DATASET ENTRIES —
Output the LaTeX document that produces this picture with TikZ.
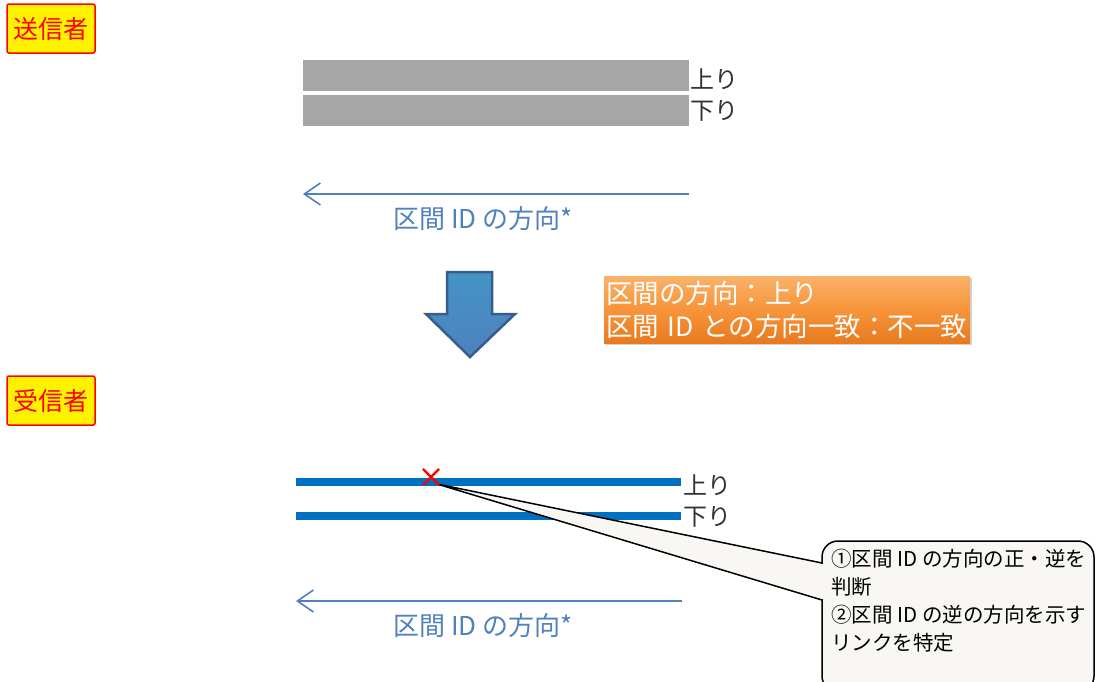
\documentclass[tikz,border=0pt]{standalone}
\usepackage{fontspec}
\newfontfamily\jp{Noto Sans CJK JP}
\usetikzlibrary{arrows.meta,shadows,positioning,shapes.misc}

\definecolor{idblue}{RGB}{79,129,189}
\definecolor{darkblue}{RGB}{56,93,138}
\definecolor{lineblue}{RGB}{0,112,192}
\definecolor{bargray}{RGB}{166,166,166}
\definecolor{notefill}{RGB}{248,247,243}
\definecolor{orangetop}{RGB}{250,178,105}
\definecolor{orangemid}{RGB}{247,148,58}
\definecolor{orangebot}{RGB}{232,122,30}

\begin{document}
\begin{tikzpicture}[x=1pt,y=-1pt,>={Straight Barb[length=16pt,width=22pt]},
                    font=\jp]
  \tikzstyle{role}=[draw=red,fill=yellow,line width=1.5pt,text=red,rounded corners=2pt,
                    minimum width=88pt,minimum height=49pt,inner sep=0pt,
                    font=\jp\fontsize{25}{28}\selectfont]
  \tikzstyle{bar}=[fill=bargray,minimum width=386pt,minimum height=31pt,inner sep=0pt]
  \tikzstyle{track}=[draw=lineblue,line width=8pt]
  \tikzstyle{lane}=[text=black!80,inner sep=1pt,font=\jp\fontsize{24}{26}\selectfont]
  \tikzstyle{dir}=[draw=idblue,line width=1.6pt,->]
  \tikzstyle{dirlabel}=[text=idblue,font=\jp\fontsize{26}{28}\selectfont]
  \tikzstyle{cross}=[cross out,draw=red,line width=2.2pt,minimum size=14pt,inner sep=0pt]

  \useasboundingbox (0,0) rectangle (1096,681);

  % sender side
  \node[role] (tx) at (51,28.5) {送信者};
  \node[bar] (up)   at (496,75.5) {};
  \node[bar] (down) at (496,110)  {};
  \node[lane,anchor=west] at (689,79)  {上り};
  \node[lane,anchor=west] at (689,111) {下り};

  \coordinate (s1) at (689,194);
  \coordinate (s0) at (303,194);
  \draw[dir] (s1) -- (s0);
  \node[dirlabel] (slabel) at (483,219) {区間 ID の方向*};

  % big arrow down
  \draw[draw=darkblue,line width=2.5pt,top color=idblue!85!cyan,bottom color=idblue,
        line join=miter]
    (447,272) -- (492,272) -- (492,314) -- (515,314) -- (470,357)
    -- (426,314) -- (447,314) -- cycle;

  \node[top color=orangetop,bottom color=orangebot,middle color=orangemid,
        drop shadow={opacity=0.35},
        minimum width=366pt,minimum height=67pt,text=white,align=left,
        text width=362pt,inner sep=2pt,font=\jp\fontsize{26.5}{33}\selectfont]
    (result) at (787,309.5) {区間の方向：上り\\区間 ID との方向一致：不一致};

  % receiver side
  \node[role] (rx) at (51,400.5) {受信者};
  \coordinate (u0) at (296,482);
  \coordinate (u1) at (681,482);
  \coordinate (d0) at (296,516);
  \coordinate (d1) at (681,516);
  \draw[track] (u0) -- (u1);
  \draw[track] (d0) -- (d1);
  \node[lane,anchor=west] at (682,485) {上り};
  \node[lane,anchor=west] at (682,517) {下り};

  \coordinate (r1) at (682,601);
  \coordinate (r0) at (296,601);
  \draw[dir] (r1) -- (r0);
  \node[dirlabel] (rlabel) at (483,626) {区間 ID の方向*};

  % note with pointer
  \coordinate (tip) at (437,484);
  \coordinate (p1) at (822,563);
  \coordinate (p2) at (822,600);
  \fill[notefill] (tip) -- (p1) -- (p2) -- cycle;
  \draw[fill=notefill,line width=1.5pt,rounded corners=16pt] (822,541) rectangle (1094,692);
  \fill[notefill] (820,563.8) rectangle (824,599.2);
  \draw[line width=1.5pt] (p1) -- (tip) -- (p2);
  \node[anchor=north west,align=left,inner sep=0pt,
        font=\jp\fontsize{20.5}{28}\selectfont] (note) at (831,549)
    {①区間 ID の方向の正・逆を\\判断\\②区間 ID の逆の方向を示す\\リンクを特定};

  \node[cross] (mark) at (431,477) {};
\end{tikzpicture}
\end{document}
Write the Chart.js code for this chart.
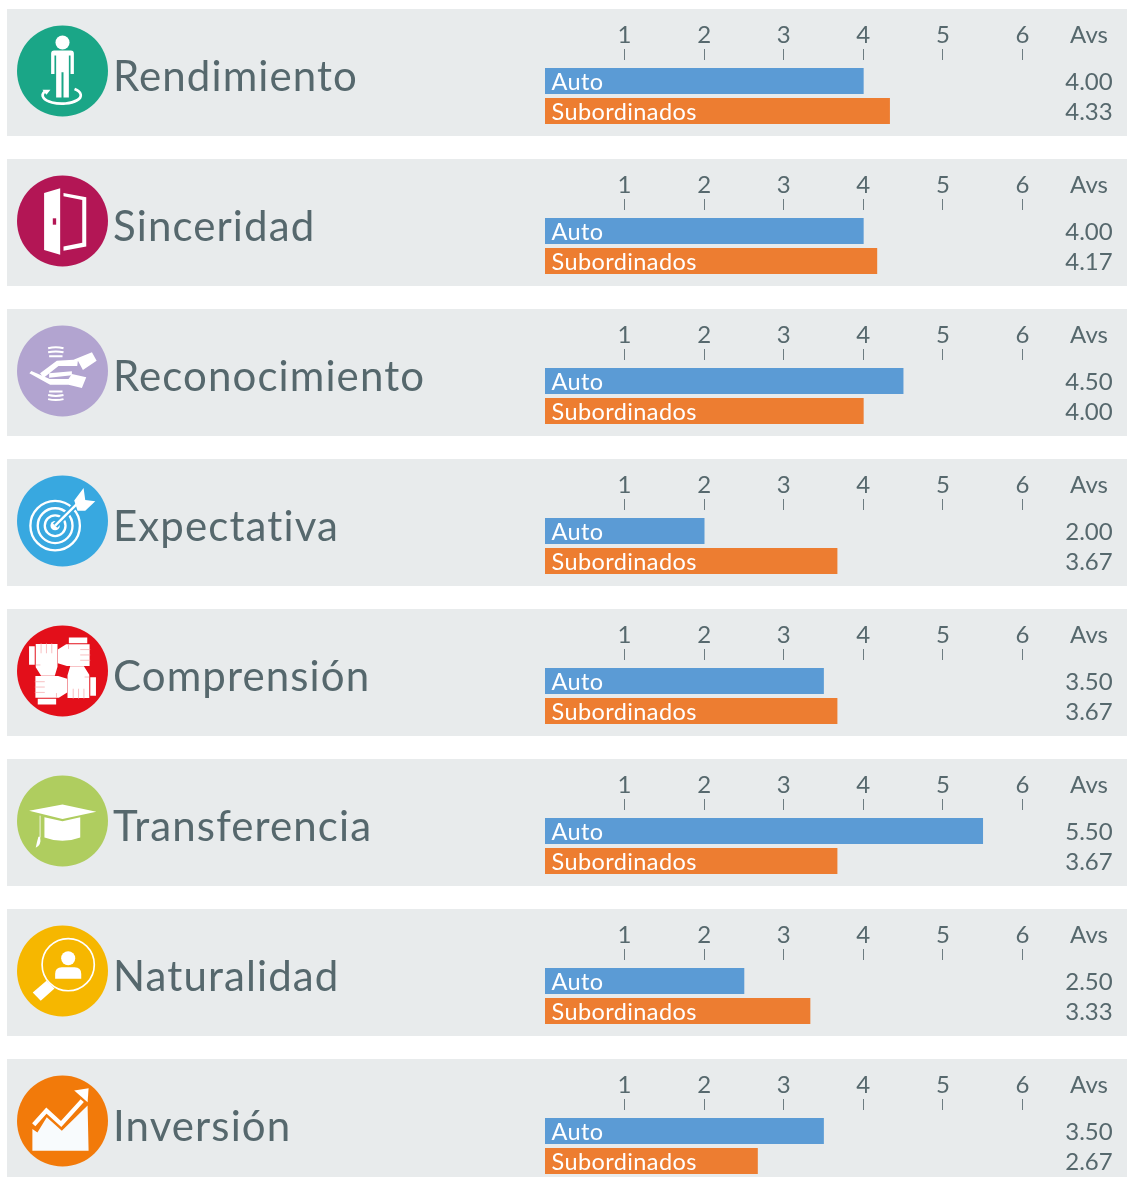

SET EXERCISE — Output all of the data exactly as it stands, minus any images.

EXPECTED ANSWER —
Output the LaTeX document that produces this picture with TikZ.
\documentclass[tikz,border=0pt]{standalone}
\usepackage{fontspec}
\newfontfamily\jp{Noto Sans CJK JP}
\usetikzlibrary{arrows.meta,shadows,positioning,shapes.misc}

\definecolor{idblue}{RGB}{79,129,189}
\definecolor{darkblue}{RGB}{56,93,138}
\definecolor{lineblue}{RGB}{0,112,192}
\definecolor{bargray}{RGB}{166,166,166}
\definecolor{notefill}{RGB}{248,247,243}
\definecolor{orangetop}{RGB}{250,178,105}
\definecolor{orangemid}{RGB}{247,148,58}
\definecolor{orangebot}{RGB}{232,122,30}

\begin{document}
\begin{tikzpicture}[x=1pt,y=-1pt,>={Straight Barb[length=16pt,width=22pt]},
                    font=\jp]
  \tikzstyle{role}=[draw=red,fill=yellow,line width=1.5pt,text=red,rounded corners=2pt,
                    minimum width=88pt,minimum height=49pt,inner sep=0pt,
                    font=\jp\fontsize{25}{28}\selectfont]
  \tikzstyle{bar}=[fill=bargray,minimum width=386pt,minimum height=31pt,inner sep=0pt]
  \tikzstyle{track}=[draw=lineblue,line width=8pt]
  \tikzstyle{lane}=[text=black!80,inner sep=1pt,font=\jp\fontsize{24}{26}\selectfont]
  \tikzstyle{dir}=[draw=idblue,line width=1.6pt,->]
  \tikzstyle{dirlabel}=[text=idblue,font=\jp\fontsize{26}{28}\selectfont]
  \tikzstyle{cross}=[cross out,draw=red,line width=2.2pt,minimum size=14pt,inner sep=0pt]

  \useasboundingbox (0,0) rectangle (1096,681);

  % sender side
  \node[role] (tx) at (51,28.5) {送信者};
  \node[bar] (up)   at (496,75.5) {};
  \node[bar] (down) at (496,110)  {};
  \node[lane,anchor=west] at (689,79)  {上り};
  \node[lane,anchor=west] at (689,111) {下り};

  \coordinate (s1) at (689,194);
  \coordinate (s0) at (303,194);
  \draw[dir] (s1) -- (s0);
  \node[dirlabel] (slabel) at (483,219) {区間 ID の方向*};

  % big arrow down
  \draw[draw=darkblue,line width=2.5pt,top color=idblue!85!cyan,bottom color=idblue,
        line join=miter]
    (447,272) -- (492,272) -- (492,314) -- (515,314) -- (470,357)
    -- (426,314) -- (447,314) -- cycle;

  \node[top color=orangetop,bottom color=orangebot,middle color=orangemid,
        drop shadow={opacity=0.35},
        minimum width=366pt,minimum height=67pt,text=white,align=left,
        text width=362pt,inner sep=2pt,font=\jp\fontsize{26.5}{33}\selectfont]
    (result) at (787,309.5) {区間の方向：上り\\区間 ID との方向一致：不一致};

  % receiver side
  \node[role] (rx) at (51,400.5) {受信者};
  \coordinate (u0) at (296,482);
  \coordinate (u1) at (681,482);
  \coordinate (d0) at (296,516);
  \coordinate (d1) at (681,516);
  \draw[track] (u0) -- (u1);
  \draw[track] (d0) -- (d1);
  \node[lane,anchor=west] at (682,485) {上り};
  \node[lane,anchor=west] at (682,517) {下り};

  \coordinate (r1) at (682,601);
  \coordinate (r0) at (296,601);
  \draw[dir] (r1) -- (r0);
  \node[dirlabel] (rlabel) at (483,626) {区間 ID の方向*};

  % note with pointer
  \coordinate (tip) at (437,484);
  \coordinate (p1) at (822,563);
  \coordinate (p2) at (822,600);
  \fill[notefill] (tip) -- (p1) -- (p2) -- cycle;
  \draw[fill=notefill,line width=1.5pt,rounded corners=16pt] (822,541) rectangle (1094,692);
  \fill[notefill] (820,563.8) rectangle (824,599.2);
  \draw[line width=1.5pt] (p1) -- (tip) -- (p2);
  \node[anchor=north west,align=left,inner sep=0pt,
        font=\jp\fontsize{20.5}{28}\selectfont] (note) at (831,549)
    {①区間 ID の方向の正・逆を\\判断\\②区間 ID の逆の方向を示す\\リンクを特定};

  \node[cross] (mark) at (431,477) {};
\end{tikzpicture}
\end{document}
Write the Chart.js code for this chart.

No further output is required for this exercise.